Despite the benefits of paying student guides, there are ethical concerns that come into play. "Yes, you can require and expect more of your students when you pay them," says Hendrix. "But I think it's a bit mercenary. If a parent or student found out their guides were being paid, it would immediately color the way they see the guides talking about the campus." Humphrey says that he does encourage ambassadors to speak about the positives and negatives of their college experience. "We want them to be honest; we don't want them to censor themselves."

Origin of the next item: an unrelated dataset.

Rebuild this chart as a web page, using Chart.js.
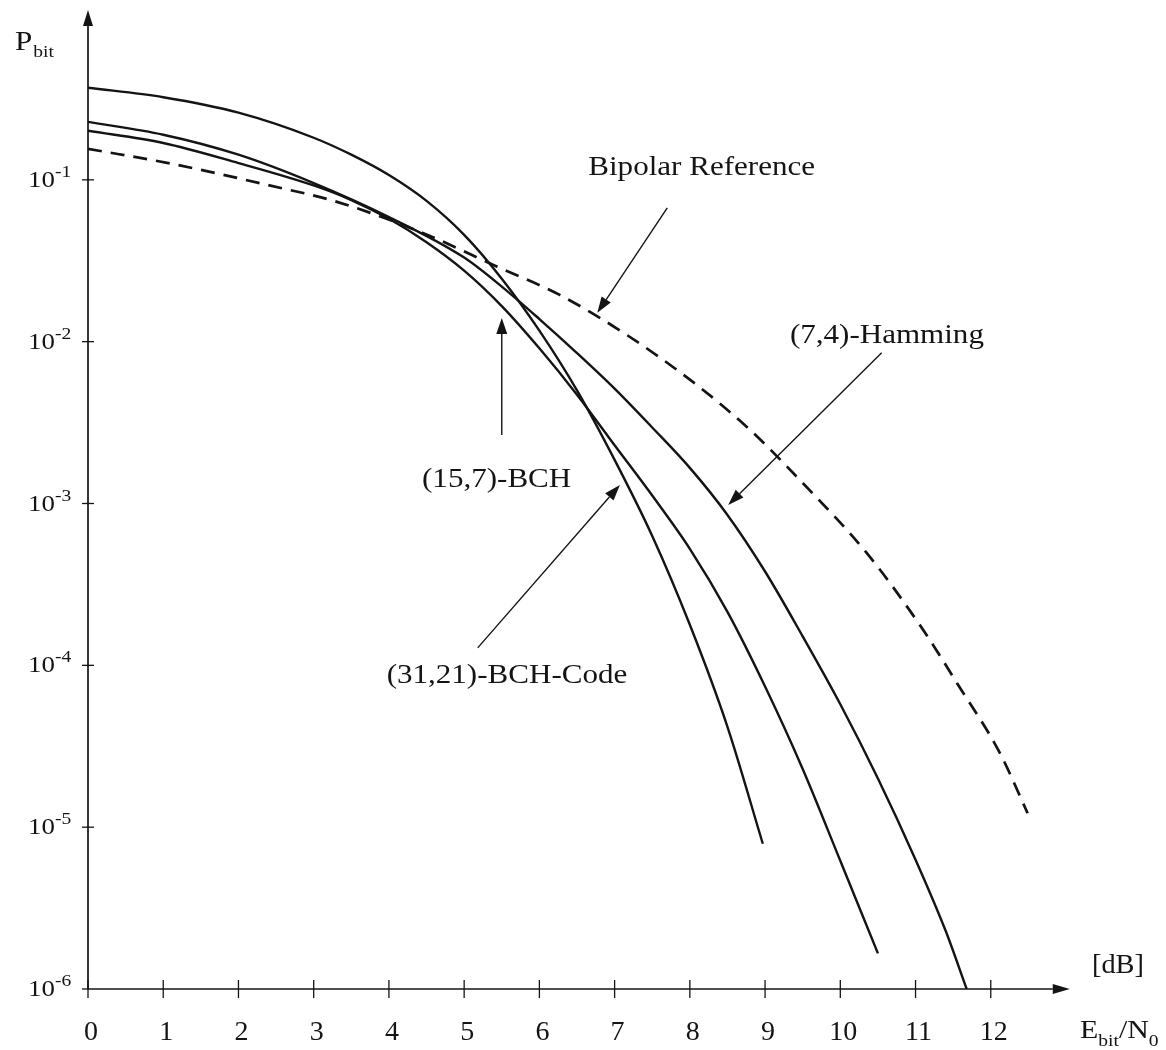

A less expensive way to maintain a professional edge is through implementing a tour guide uniform. Some IHEs require students to sport khakis, even blazers embossed with school logos; others allow their students to wear street clothes. "It really depends on the kind of student that you're trying to attract. A more conservative student might appreciate a more formal look," says Brooke Konopacki, assistant dean of Admission at Ripon College (Wis.) But Ripon is veering away from a standardized uniform. "We want students to have the opportunity to let their true personality show. We don't want them to look like salespeople for the college. We want prospective students to feel they can ask open and frank questions and feel like they're getting honest answers." Ripon is considering offering their student guides gift cards to the bookstore so they can pick out Ripon apparel to wear on tours.
Or there's the option of eliminating the tour guide altogether. Arizona State University has decided to let technology do the talking, or touring, for those students who request it. While it is still optional, prospective students can opt for a handheld GPS-assisted tour, using satellite-guided technology. Using wireless headphones, students can listen in to prerecorded audio programming, full of animated student voices and ambient sounds.
There were many reasons for ASU to implement the technology, but most important was the demand for taking tours simply outpaced the university's ability to offer them. "Now we can provide tours at any time and on short notice," says Timothy Desch, dean of Undergraduate Admissions at the university. "And so far, we are the first to use this, so the 'wow' factor will serve as a unique recruiting tool." ASU still offers student-guided tours twice daily during weekdays and during peak times and holiday breaks.
But Desch says the technology will not replace student-guided tours. Instead, it will serve as an alternative for students who are unable to come during regularly scheduled tours and for those who prefer this method of touring. While ASU is currently the only school using this kind of technology for touring, Jerry Ufnal, marketing vice president of OnPoint Systems, the company that helped develop ASU's tour, says in five to seven years this technology will be commonplace at IHEs. "The benefits of the technology will be strongest among universities that have high levels of visitation and tend to be larger in size," Ufnal says.
For larger universities, creating effective campus tours can be more challenging. Not only do they tend to host more student visitors, but they have more square footage to show off. "We like to keep our walking tours to an hour but that's just not enough time to show off our 1,700-acre campus," says Dewey Holleman, former director of Admissions at University of South Florida. To solve the dilemma, USF has just purchased a customized tram vehicle to offer "tram tours." Sporting the university's gold and green colors, the tram, which was completed just weeks ago, seats 80 guests. Trained volunteer guides will talk about the campus through the tram's speaker system. While the tram follows a specific route, visitors will be able to get on and off the trams at designated spots.
Now the university is able to show more of the campus that students traditionally did not get to see on a walking tour, such as the university's Contemporary Art Museum. In addition, the tram makes the campus more accessible for parents, grandparents and those with disabilities. "It will also make our visitors much more comfortable in the summer weather in south Florida," he says.
While USF is similar in size to ASU, it never considered the audio-guided tours featuring GPS technology as an option. "I just don't want to give students the perception that we're so big that they need a GPS system to make sure they don't get lost," Holleman says. "We're glad we're big but we don't want to scare students away."